I was going to have one hell of a tale, whenever I got home. “Tell me everything.”

Recruitment Tactics

Author : Kenyon Applebee & Bridget Webb

The stark woman set the blue incandescent lamp on a nearby crate and turned off her flashlight. “…Erin, would you like to sleep in a real bed again?” She wore black – military cut. The figures behind her were similarly dressed. They guarded the decaying elementary school as if against attack, though Erin couldn’t imagine these people hiding from street thugs like she’d had to.

Erin, scared, couldn’t stand. “Who are you? How do you know my name?”

“…How would you like to see your little sister again?”

Erin’s lower lip trembled, “Kitty?”

“She’s safe.”

Kitty had disappeared in the Newman Hill attack with the rest of her family. “You are the Terrorists!”

“…I suppose we are. You’re fourteen?”

“What do you want?”

“We want you to let us take care of you. How long have you been out here? Two weeks?”


“Through all the fighting and the burning?”

Tears began burning in Erin’s eyes. It had been a nightmare. She’d found no one to turn to…but… “You killed my parents!” she yelled, exploding to her feet.

A gun shifted in the darkness, aimed at her.

“We did. But we did not kill you, or your sister. And you are the reason I am here. If you stay out here, you will die. Have you been raped yet?”

Erin could not answer. She wanted to scream, to attack the woman, but… the guns.
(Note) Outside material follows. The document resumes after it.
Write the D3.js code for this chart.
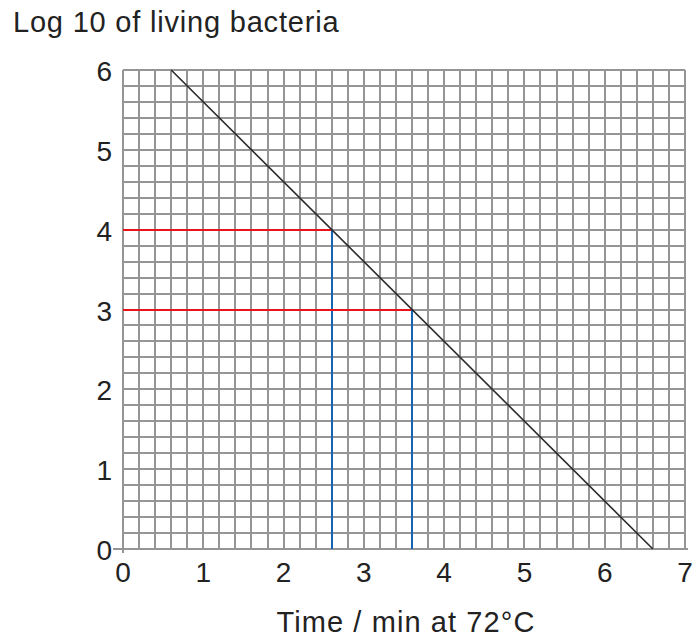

“It doesn’t matter. We are not terrorists; we are,” pausing, “’international referees.’ We step in to stop egregious abuses of power, by becoming very skilled and very powerful. Education is very important here, isn’t it? It determines your social class. You are currently service class, no?”


“Were you going to be service class your whole life, like your parents?”

“No. I am… was… going to test into…” The absurdity of talking so casually to this woman struck her.

“But now?”

“…Now you want me to join you, after you killed my parents, and sabotaged my country. What gives you the right to ‘Referee’ everyone? To kill people?!”

The woman leaned smugly against the crates. “People kill each other every day. Sometimes you fight fire with fire. Besides, we don’t consider ourselves human. Not homo-sapiens anyway. Not anymore.”

“You use Forbidden Science,” Erin murmured.

“Genetic enhancements. We can give you some, if you like. Enhanced intelligence, coordination, strength – everything you’d need to make the world better.”

“How… how do you get away with it?

“No, Erin. The question is, are you coming with us? Our offer is grander than your wildest dreams. If you say no, we disappear. Now, choose.”

Erin hesitated. Sounds from outside filled the silence between them; a radio blaring, engines, a car alarm. About a block away, there was breaking glass followed by laughter. “Ok.”

They lead her onto the glidercraft parked on the soccer field. The woman hung back, pressed the transmitter below her ear. “Opal to Turquoise, I have a newborn.”

“Roger, Opal. That’s eight of eleven. Excellent work. Bring them in.”